E’ confermato che nel pubblico impiego vale l’equivalenza formale delle mansioni

Corte di Cassazione, sentenza n. 32423 del 3 novembre 2022

E’ giuridicamente errato l’assunto secondo cui nel valutare il demansionamento non si sarebbe dovuta apprezzare la sola equivalenza formale delle mansioni, ma anche l’incidenza dei mutamenti sulla professionalità e personalità del lavoratore.

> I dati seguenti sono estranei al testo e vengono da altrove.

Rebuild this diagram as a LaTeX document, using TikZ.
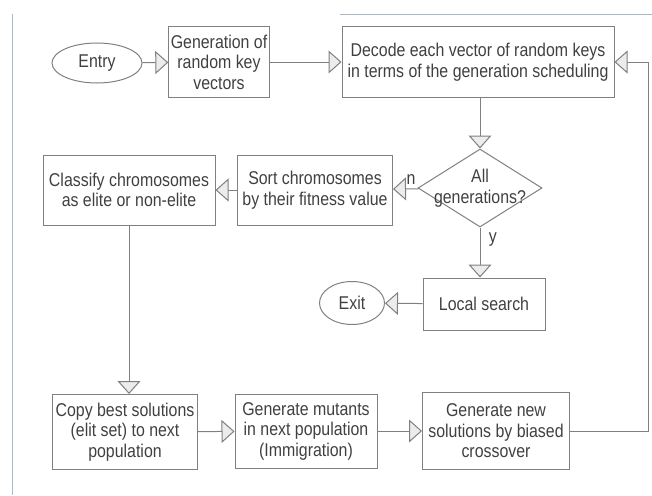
\documentclass[tikz,border=0pt]{standalone}
\usepackage{fontspec}
\setmainfont{Liberation Sans}[FakeStretch=0.86]
\usetikzlibrary{
	shapes.geometric,   %几何形状
	positioning,        %定位
	arrows.meta         %提供各种箭头
}
\definecolor{linegray}{HTML}{808080}
\definecolor{textgray}{HTML}{404040}
\definecolor{framecol}{HTML}{A9B8C4}
\tikzset{
	every picture/.style={
		>={Triangle[length=13pt,width=23pt,fill=gray!15]},
		node distance=5mm and 5mm
}}
\tikzset{
	txt/.style={text=textgray,align=center,font=\fontsize{18.5}{20.5}\selectfont},
	box/.style={txt,rectangle,draw=linegray,line width=1pt,inner sep=2pt},
	oval/.style={txt,ellipse,draw=linegray,line width=1pt,inner sep=0pt},
	dia/.style={diamond,draw=linegray,line width=1pt,inner sep=0pt,
		minimum width=124pt,minimum height=78pt},
	flow/.style={draw=linegray,line width=1pt,->}
}

\begin{document}
\begin{tikzpicture}[x=1pt,y=-1pt]
\useasboundingbox (0,0) rectangle (652,495);
% frame of the pasted figure
\draw[framecol,line width=0.6pt] (12,14) -- (12,495);
\draw[framecol,line width=0.6pt] (340,14) -- (652,14);

\node[oval,minimum width=90pt,minimum height=40pt] (entry) at (97,63) {Entry};
\node[box,minimum width=98pt,minimum height=71pt] (genkey) at (219,62) {Generation of\\random key\\vectors};
\node[box,minimum width=272pt,minimum height=71pt] (decode) at (478,62) {Decode each vector of random keys\\in terms of the generation scheduling};
\node[dia,label={[txt]center:All\\generations?}] (allgen) at (480,188) {};
\node[box,minimum width=155pt,minimum height=70pt] (sort) at (315,190) {Sort chromosomes\\by their fitness value};
\node[box,minimum width=172pt,minimum height=70pt] (classify) at (129,190) {Classify chromosomes\\as elite or non-elite};
\node[box,minimum width=122pt,minimum height=52pt] (local) at (484,304) {Local search};
\node[oval,minimum width=65pt,minimum height=43pt] (exit) at (352,303) {Exit};
\node[box,minimum width=145pt,minimum height=75pt] (copy) at (125,432) {Copy best solutions\\(elit set) to next\\population};
\node[box,minimum width=142pt,minimum height=74pt] (mutant) at (306,431) {Generate mutants\\in next population\\(Immigration)};
\node[box,minimum width=147pt,minimum height=77pt] (newsol) at (496,431) {Generate new\\solutions by biased\\crossover};
\coordinate (back) at (648,431);

% connectors
\draw[flow] (entry) -- (genkey);
\draw[flow] (genkey) -- (decode);
\draw[flow] (decode.south -| allgen.north) -- (allgen.north);
\draw[flow] (allgen) -- node[txt,pos=0.3,above=1pt]{n} (sort);
\draw[flow] (sort) -- (classify);
\draw[flow] (allgen.south) -- node[txt,pos=0.25,right=5pt]{y} (allgen.south |- local.north);
\draw[flow] (local) -- (exit);
\draw[flow] (classify) -- (classify.south |- copy.north);
\draw[flow] (copy) -- (mutant);
\draw[flow] (mutant) -- (newsol);
\draw[flow] (newsol) -- (back) |- (decode);
\end{tikzpicture}
\end{document}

In ambito di pubblico impiego, vale infatti il diverso assetto per cui «l’art. 52 del d.lgs. n. 165 del 2001, assegna rilievo solo al criterio dell’equivalenza formale delle mansioni, con riferimento alla classificazione prevista in astratto dai contratti collettivi, indipendentemente dalla professionalità in concreto acquisita, senza che il giudice possa sindacare la natura equivalente della mansione, non potendosi avere riguardo alla norma generale di cui all’art. 2103 c.c.» (C. 18817/2018; C. 7106/2014).

Non può quindi dirsi che l’assegnazione a mansioni diverse, se ricomprese nel medesimo ambito formale riveniente dalla contrattazione collettiva sia in sé comportamento illegittimo o inadempiente.